Please quote exactly the lines below from the line containing "Output the Python" to the line containing "y_ticks = [0, 1, 2, 3, 4, 5, 6, 7]", both lines included, and nothing else.

[Entries with chart source code]
++++

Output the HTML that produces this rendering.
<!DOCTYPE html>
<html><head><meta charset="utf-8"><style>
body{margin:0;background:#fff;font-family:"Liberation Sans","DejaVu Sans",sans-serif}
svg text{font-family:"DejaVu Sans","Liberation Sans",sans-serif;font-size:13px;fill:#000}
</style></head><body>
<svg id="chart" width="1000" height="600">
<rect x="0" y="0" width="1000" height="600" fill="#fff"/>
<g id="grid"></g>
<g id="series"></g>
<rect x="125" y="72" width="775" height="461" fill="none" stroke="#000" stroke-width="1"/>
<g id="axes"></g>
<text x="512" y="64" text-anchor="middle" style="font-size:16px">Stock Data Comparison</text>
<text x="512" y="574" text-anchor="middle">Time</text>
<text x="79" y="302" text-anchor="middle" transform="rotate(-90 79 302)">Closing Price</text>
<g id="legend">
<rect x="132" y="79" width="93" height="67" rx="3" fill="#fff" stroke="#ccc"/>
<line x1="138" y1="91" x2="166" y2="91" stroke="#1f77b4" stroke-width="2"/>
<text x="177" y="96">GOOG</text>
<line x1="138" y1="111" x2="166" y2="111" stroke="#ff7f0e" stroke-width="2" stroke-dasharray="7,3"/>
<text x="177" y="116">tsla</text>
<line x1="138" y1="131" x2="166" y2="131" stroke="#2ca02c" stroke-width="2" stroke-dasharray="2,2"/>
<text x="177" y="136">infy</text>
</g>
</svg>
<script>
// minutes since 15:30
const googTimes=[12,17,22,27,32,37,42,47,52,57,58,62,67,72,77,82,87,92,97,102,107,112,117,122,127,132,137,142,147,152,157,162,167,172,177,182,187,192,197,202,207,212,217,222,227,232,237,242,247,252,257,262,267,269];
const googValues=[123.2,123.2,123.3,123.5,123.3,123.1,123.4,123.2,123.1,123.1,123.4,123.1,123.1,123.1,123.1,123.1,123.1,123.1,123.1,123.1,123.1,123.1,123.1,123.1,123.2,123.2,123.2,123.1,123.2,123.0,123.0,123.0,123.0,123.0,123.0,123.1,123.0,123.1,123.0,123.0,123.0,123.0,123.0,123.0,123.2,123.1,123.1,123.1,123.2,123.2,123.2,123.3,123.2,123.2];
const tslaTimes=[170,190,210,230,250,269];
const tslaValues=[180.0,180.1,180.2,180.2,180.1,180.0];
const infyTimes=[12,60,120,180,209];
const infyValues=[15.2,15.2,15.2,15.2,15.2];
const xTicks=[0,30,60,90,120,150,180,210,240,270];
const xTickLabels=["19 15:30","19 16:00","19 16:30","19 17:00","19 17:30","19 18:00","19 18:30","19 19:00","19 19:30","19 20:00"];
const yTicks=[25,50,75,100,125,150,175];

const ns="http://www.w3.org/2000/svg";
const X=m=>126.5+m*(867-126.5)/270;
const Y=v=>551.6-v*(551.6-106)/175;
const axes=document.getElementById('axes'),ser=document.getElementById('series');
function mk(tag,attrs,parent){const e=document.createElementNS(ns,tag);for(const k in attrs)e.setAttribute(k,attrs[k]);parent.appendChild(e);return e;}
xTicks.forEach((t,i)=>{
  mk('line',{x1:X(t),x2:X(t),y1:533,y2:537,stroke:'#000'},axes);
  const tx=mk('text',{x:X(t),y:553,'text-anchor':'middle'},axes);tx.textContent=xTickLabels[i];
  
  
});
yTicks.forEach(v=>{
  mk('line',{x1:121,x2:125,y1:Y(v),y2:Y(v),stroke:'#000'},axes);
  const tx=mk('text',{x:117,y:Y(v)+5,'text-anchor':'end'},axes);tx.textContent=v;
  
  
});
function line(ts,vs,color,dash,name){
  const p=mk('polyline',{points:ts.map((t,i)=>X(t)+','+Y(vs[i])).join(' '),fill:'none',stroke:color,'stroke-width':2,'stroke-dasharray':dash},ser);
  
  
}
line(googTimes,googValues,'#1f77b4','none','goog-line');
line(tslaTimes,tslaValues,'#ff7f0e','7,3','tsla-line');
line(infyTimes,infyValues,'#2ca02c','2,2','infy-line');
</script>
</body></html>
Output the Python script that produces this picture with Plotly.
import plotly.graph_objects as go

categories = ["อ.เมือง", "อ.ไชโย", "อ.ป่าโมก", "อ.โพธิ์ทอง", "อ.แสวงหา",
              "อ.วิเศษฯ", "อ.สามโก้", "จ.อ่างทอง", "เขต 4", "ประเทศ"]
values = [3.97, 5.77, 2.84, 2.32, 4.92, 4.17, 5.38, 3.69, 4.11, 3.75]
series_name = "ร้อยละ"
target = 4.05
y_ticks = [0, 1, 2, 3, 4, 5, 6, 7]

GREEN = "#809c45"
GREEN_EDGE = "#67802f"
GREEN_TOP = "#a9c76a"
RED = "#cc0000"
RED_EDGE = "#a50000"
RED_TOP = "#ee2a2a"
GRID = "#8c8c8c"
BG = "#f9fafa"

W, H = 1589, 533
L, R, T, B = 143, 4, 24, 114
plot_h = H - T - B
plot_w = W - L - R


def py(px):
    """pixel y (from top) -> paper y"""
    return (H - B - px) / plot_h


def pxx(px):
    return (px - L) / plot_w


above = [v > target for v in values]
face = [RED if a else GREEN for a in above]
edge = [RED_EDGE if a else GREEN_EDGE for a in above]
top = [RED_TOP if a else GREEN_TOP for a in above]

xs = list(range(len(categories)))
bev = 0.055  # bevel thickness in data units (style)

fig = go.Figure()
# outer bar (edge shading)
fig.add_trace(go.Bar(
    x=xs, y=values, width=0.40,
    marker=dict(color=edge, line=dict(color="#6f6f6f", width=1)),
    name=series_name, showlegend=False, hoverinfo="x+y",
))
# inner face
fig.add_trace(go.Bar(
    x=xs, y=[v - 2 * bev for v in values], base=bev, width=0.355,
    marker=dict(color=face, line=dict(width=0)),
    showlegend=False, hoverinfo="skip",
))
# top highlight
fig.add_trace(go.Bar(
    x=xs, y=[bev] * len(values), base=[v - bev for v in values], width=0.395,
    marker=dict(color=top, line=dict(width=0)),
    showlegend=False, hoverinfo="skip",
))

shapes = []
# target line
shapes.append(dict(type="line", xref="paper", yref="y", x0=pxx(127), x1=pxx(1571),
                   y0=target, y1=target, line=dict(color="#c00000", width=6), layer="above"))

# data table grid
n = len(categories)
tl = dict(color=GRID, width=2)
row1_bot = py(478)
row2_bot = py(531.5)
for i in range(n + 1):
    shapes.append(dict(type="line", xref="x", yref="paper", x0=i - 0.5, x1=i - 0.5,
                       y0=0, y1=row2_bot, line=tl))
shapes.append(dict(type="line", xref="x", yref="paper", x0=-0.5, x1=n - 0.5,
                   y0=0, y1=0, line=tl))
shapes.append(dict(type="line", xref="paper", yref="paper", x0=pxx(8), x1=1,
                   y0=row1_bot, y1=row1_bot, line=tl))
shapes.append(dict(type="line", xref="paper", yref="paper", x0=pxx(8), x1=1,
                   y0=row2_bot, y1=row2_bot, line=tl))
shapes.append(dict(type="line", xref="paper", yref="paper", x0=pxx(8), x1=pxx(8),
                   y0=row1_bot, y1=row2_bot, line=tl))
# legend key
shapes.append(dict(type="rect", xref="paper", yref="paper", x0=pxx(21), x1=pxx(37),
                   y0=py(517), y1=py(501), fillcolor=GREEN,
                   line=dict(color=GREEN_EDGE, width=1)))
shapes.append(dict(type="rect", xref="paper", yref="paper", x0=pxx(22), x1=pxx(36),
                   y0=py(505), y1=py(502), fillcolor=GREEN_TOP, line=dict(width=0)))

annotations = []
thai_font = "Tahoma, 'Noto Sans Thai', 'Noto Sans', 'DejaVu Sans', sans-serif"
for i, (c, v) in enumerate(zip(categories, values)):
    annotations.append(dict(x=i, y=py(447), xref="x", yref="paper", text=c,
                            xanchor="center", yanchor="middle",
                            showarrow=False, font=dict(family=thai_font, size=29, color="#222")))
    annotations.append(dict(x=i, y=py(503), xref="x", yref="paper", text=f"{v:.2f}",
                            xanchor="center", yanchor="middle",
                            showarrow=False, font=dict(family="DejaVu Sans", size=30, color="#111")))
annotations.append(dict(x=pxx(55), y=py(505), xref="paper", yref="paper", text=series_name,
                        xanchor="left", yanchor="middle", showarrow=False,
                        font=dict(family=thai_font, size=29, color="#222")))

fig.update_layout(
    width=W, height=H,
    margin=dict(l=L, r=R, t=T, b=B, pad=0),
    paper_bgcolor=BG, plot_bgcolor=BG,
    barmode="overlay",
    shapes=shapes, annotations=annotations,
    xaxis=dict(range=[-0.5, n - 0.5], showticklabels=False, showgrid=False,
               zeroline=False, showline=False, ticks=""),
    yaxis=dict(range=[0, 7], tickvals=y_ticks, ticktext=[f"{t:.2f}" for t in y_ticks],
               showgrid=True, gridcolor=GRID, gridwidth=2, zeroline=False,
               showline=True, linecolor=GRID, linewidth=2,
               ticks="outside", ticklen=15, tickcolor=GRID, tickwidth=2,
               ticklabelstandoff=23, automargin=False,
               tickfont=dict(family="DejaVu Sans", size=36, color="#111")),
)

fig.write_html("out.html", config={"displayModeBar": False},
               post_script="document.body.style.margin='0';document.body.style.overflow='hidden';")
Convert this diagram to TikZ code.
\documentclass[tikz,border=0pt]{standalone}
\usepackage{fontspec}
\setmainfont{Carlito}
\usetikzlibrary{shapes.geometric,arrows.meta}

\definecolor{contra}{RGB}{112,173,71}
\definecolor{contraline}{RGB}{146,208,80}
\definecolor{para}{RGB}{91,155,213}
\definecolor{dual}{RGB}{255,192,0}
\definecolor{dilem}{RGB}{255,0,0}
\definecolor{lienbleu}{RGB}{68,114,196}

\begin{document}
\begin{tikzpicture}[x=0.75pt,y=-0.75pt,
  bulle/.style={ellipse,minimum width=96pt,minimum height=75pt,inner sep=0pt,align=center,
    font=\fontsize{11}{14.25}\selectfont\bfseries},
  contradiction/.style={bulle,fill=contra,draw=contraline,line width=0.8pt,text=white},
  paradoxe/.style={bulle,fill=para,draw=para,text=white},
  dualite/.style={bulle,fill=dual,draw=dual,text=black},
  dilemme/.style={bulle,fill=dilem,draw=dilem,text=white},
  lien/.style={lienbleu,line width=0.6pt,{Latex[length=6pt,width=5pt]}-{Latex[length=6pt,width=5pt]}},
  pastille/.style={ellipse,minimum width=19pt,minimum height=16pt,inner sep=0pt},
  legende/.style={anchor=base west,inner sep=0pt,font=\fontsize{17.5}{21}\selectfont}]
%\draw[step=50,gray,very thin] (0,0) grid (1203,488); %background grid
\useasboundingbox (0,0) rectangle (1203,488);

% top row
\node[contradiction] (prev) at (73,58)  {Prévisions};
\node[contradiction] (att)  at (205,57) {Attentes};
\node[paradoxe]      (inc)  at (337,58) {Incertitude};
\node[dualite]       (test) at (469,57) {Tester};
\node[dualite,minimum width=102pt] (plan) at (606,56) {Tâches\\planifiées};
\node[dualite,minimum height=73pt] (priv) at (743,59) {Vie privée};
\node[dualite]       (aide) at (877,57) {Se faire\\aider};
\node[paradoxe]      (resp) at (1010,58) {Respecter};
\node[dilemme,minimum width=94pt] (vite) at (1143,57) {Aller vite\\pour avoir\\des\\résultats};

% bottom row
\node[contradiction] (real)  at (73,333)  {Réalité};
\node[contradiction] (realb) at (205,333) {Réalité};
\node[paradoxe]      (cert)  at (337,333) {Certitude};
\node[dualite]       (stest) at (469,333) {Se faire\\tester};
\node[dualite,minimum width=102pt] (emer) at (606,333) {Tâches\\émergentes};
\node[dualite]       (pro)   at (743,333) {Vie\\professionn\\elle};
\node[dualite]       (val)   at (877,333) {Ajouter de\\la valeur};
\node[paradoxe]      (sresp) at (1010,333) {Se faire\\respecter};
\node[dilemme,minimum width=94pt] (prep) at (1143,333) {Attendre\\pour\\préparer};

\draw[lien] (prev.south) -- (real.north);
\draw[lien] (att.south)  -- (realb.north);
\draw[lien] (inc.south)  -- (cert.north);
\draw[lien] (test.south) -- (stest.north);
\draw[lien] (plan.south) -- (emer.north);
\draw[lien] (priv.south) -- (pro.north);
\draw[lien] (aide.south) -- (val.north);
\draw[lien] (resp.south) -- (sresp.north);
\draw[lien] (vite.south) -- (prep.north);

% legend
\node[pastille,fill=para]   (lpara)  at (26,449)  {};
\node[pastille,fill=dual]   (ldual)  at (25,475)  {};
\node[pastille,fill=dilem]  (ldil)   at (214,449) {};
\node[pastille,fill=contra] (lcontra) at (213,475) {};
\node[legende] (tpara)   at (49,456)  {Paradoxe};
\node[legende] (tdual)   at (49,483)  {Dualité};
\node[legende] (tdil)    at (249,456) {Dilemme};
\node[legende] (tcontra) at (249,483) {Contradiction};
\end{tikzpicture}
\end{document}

++++

ANSWER -
Output the Python script that produces this picture with Plotly.
import plotly.graph_objects as go

categories = ["อ.เมือง", "อ.ไชโย", "อ.ป่าโมก", "อ.โพธิ์ทอง", "อ.แสวงหา",
              "อ.วิเศษฯ", "อ.สามโก้", "จ.อ่างทอง", "เขต 4", "ประเทศ"]
values = [3.97, 5.77, 2.84, 2.32, 4.92, 4.17, 5.38, 3.69, 4.11, 3.75]
series_name = "ร้อยละ"
target = 4.05
y_ticks = [0, 1, 2, 3, 4, 5, 6, 7]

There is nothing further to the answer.